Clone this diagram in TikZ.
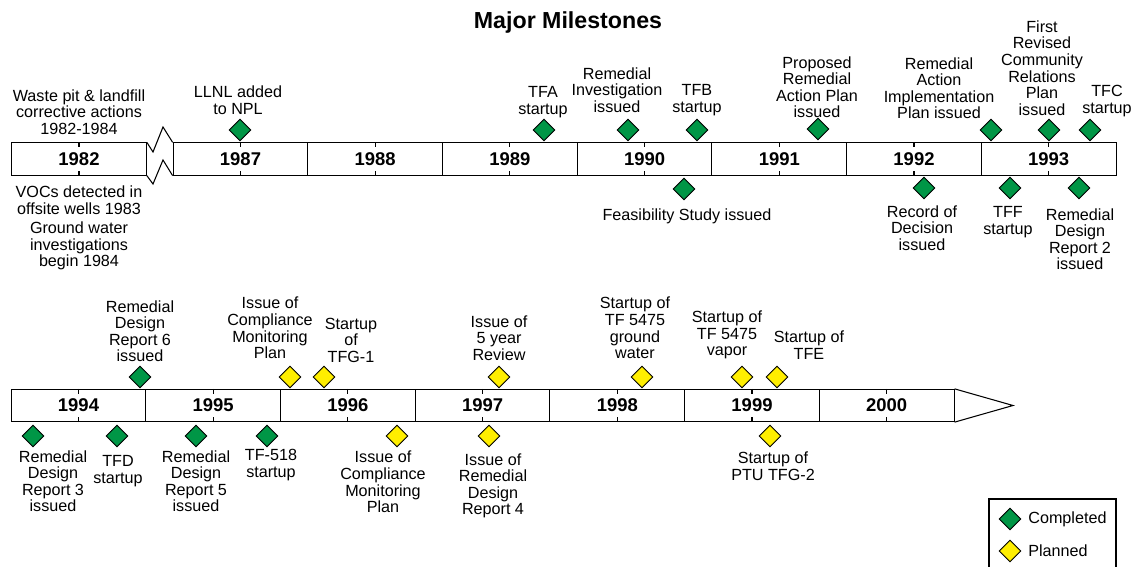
\documentclass[tikz,border=0pt]{standalone}
\usepackage{fontspec}
\setmainfont{Liberation Sans}
\usetikzlibrary{shapes.geometric}
\definecolor{msgreen}{RGB}{0,150,70}
\definecolor{msyellow}{RGB}{255,238,0}
\begin{document}
\begin{tikzpicture}[x=0.02cm,y=-0.02cm,
  lbl/.style={font=\fontsize{9.2}{9.4}\selectfont, align=center, inner sep=0pt},
  yearbox/.style={draw, line width=0.6pt, minimum width=2.694cm, minimum height=0.645cm, inner sep=0pt, font=\bfseries\fontsize{10.5}{12}\selectfont},
  done/.style={diamond, draw, line width=0.5pt, fill=msgreen, minimum width=0.44cm, minimum height=0.44cm, inner sep=0pt},
  plan/.style={diamond, draw, line width=0.5pt, fill=msyellow, minimum width=0.44cm, minimum height=0.44cm, inner sep=0pt},
  tick/.style={line width=0.6pt}]
\useasboundingbox (0,0) rectangle (1136,567);
\clip (0,0) rectangle (1136,567);

% Title
\node[inner sep=0pt, font=\bfseries\fontsize{13.2}{15}\selectfont] (title) at (568,23) {Major Milestones};

% ---------- Row 1 ----------
\node[yearbox] (y1982) at (79,159) {1982};
\foreach \yr/\cx in {1987/240.5,1988/375.2,1989/509.9,1990/644.6,1991/779.3,1992/914,1993/1048.7}{
  \node[yearbox] (y\yr) at (\cx,159) {\yr};
}
\foreach \yr in {1982,1987,1988,1989,1990,1991,1992,1993}{
  \draw[tick] (y\yr.north) -- ++(0,5);
  \draw[tick] (y\yr.south) -- ++(0,-5);
}
% break zigzag
\coordinate (zt1) at (153,152);
\coordinate (zt2) at (163,127);
\coordinate (zb1) at (153,184);
\coordinate (zb2) at (163,160);
\draw[tick, line join=miter] (y1982.north east) -- (zt1) -- (zt2) -- (y1987.north west);
\draw[tick, line join=miter] (y1982.south east) -- (zb1) -- (zb2) -- (y1987.south west);

% diamonds row 1
\node[done] (dLLNL) at (240,130) {};
\node[done] (dTFA) at (544,130) {};
\node[done] (dRI) at (628,130) {};
\node[done] (dTFB) at (697,130) {};
\node[done] (dPRAP) at (818,129) {};
\node[done] (dRAIP) at (991,130) {};
\node[done] (dCRP) at (1049,130) {};
\node[done] (dTFC) at (1090,130) {};
\node[done] (dFS) at (684,189) {};
\node[done] (dROD) at (924,188) {};
\node[done] (dTFF) at (1010,188) {};
\node[done] (dRDR2) at (1079,188) {};

% labels row 1
\node[lbl] (lWaste) at (79,112) {Waste pit \& landfill\\corrective actions\\1982-1984};
\node[lbl] (lLLNL) at (238,100) {LLNL added\\to NPL};
\node[lbl] (lTFA) at (543,102) {TFA\\startup};
\node[lbl] (lRI) at (617,90) {Remedial\\Investigation\\issued};
\node[lbl] (lTFB) at (697,100) {TFB\\startup};
\node[lbl] (lPRAP) at (817,87) {Proposed\\Remedial\\Action Plan\\issued};
\node[lbl] (lRAIP) at (939,88) {Remedial\\Action\\Implementation\\Plan issued};
\node[lbl] (lCRP) at (1042,68) {First\\Revised\\Community\\Relations\\Plan\\issued};
\node[lbl] (lTFC) at (1107,101) {TFC\\startup};
\node[lbl] (lVOC) at (79,200) {VOCs detected in\\offsite wells 1983};
\node[lbl] (lGW) at (79,246) {Ground water\\investigations\\begin 1984};
\node[lbl] (lFS) at (687,216) {Feasibility Study issued};
\node[lbl] (lROD) at (922,228) {Record of\\Decision\\issued};
\node[lbl] (lTFF) at (1008,222) {TFF\\startup};
\node[lbl] (lRDR2) at (1080,239) {Remedial\\Design\\Report 2\\issued};

% ---------- Row 2 ----------
\foreach \yr/\cx in {1994/78.5,1995/213.2,1996/347.9,1997/482.6,1998/617.3,1999/752,2000/886.7}{
  \node[yearbox] (y\yr) at (\cx,405.5) {\yr};
  \draw[tick] (y\yr.north) -- ++(0,5);
  \draw[tick] (y\yr.south) -- ++(0,-5);
}
\coordinate (tip) at (1013,405.5);
\draw[tick, line join=miter] (y2000.north east) -- (tip) -- (y2000.south east);

% diamonds row 2
\node[done] (dRDR6) at (140,377) {};
\node[plan] (dCMPa) at (290,377) {};
\node[plan] (dTFG1) at (324,377) {};
\node[plan] (dFYR) at (499,377) {};
\node[plan] (dGW) at (642,377) {};
\node[plan] (dVap) at (742,377) {};
\node[plan] (dTFE) at (777,377) {};
\node[done] (dRDR3) at (33,436) {};
\node[done] (dTFD) at (117,436) {};
\node[done] (dRDR5) at (196,436) {};
\node[done] (dTF518) at (267,436) {};
\node[plan] (dCMPb) at (397,436) {};
\node[plan] (dRDR4) at (489,436) {};
\node[plan] (dPTU) at (770,436) {};

% labels row 2
\node[lbl] (lRDR6) at (140,331) {Remedial\\Design\\Report 6\\issued};
\node[lbl] (lCMPa) at (270,328) {Issue of\\Compliance\\Monitoring\\Plan};
\node[lbl] (lTFG1) at (351,340) {Startup\\of\\TFG-1};
\node[lbl] (lFYR) at (499,338) {Issue of\\5 year\\Review};
\node[lbl] (lGW5475) at (635,328) {Startup of\\TF 5475\\ground\\water};
\node[lbl] (lVap) at (727,335) {Startup of\\TF 5475\\vapor};
\node[lbl] (lTFE) at (809,345) {Startup of\\TFE};
\node[lbl] (lRDR3) at (53,481) {Remedial\\Design\\Report 3\\issued};
\node[lbl] (lTFD) at (118,471) {TFD\\startup};
\node[lbl] (lRDR5) at (196,481) {Remedial\\Design\\Report 5\\issued};
\node[lbl] (lTF518) at (271,465) {TF-518\\startup};
\node[lbl] (lCMPb) at (383,482) {Issue of\\Compliance\\Monitoring\\Plan};
\node[lbl] (lRDR4) at (493,486) {Issue of\\Remedial\\Design\\Report 4};
\node[lbl] (lPTU) at (773,466) {Startup of\\PTU TFG-2};

% ---------- Legend ----------
\draw[line width=0.6pt] (989,499) rectangle (1116,590);
\node[done] (legD) at (1010,519) {};
\node[plan] (legP) at (1010,551) {};
\node[lbl, anchor=west] (legDt) at (1028,519) {Completed};
\node[lbl, anchor=west] (legPt) at (1028,551) {Planned};
\end{tikzpicture}
\end{document}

EXERCISE AIM
Starting at the top of the listing above, please restate word for word each line up to and including the one that holds "(title) at (568,23)", omitting every image.

TASK OUTPUT
Clone this diagram in TikZ.
\documentclass[tikz,border=0pt]{standalone}
\usepackage{fontspec}
\setmainfont{Liberation Sans}
\usetikzlibrary{shapes.geometric}
\definecolor{msgreen}{RGB}{0,150,70}
\definecolor{msyellow}{RGB}{255,238,0}
\begin{document}
\begin{tikzpicture}[x=0.02cm,y=-0.02cm,
  lbl/.style={font=\fontsize{9.2}{9.4}\selectfont, align=center, inner sep=0pt},
  yearbox/.style={draw, line width=0.6pt, minimum width=2.694cm, minimum height=0.645cm, inner sep=0pt, font=\bfseries\fontsize{10.5}{12}\selectfont},
  done/.style={diamond, draw, line width=0.5pt, fill=msgreen, minimum width=0.44cm, minimum height=0.44cm, inner sep=0pt},
  plan/.style={diamond, draw, line width=0.5pt, fill=msyellow, minimum width=0.44cm, minimum height=0.44cm, inner sep=0pt},
  tick/.style={line width=0.6pt}]
\useasboundingbox (0,0) rectangle (1136,567);
\clip (0,0) rectangle (1136,567);

% Title
\node[inner sep=0pt, font=\bfseries\fontsize{13.2}{15}\selectfont] (title) at (568,23) {Major Milestones};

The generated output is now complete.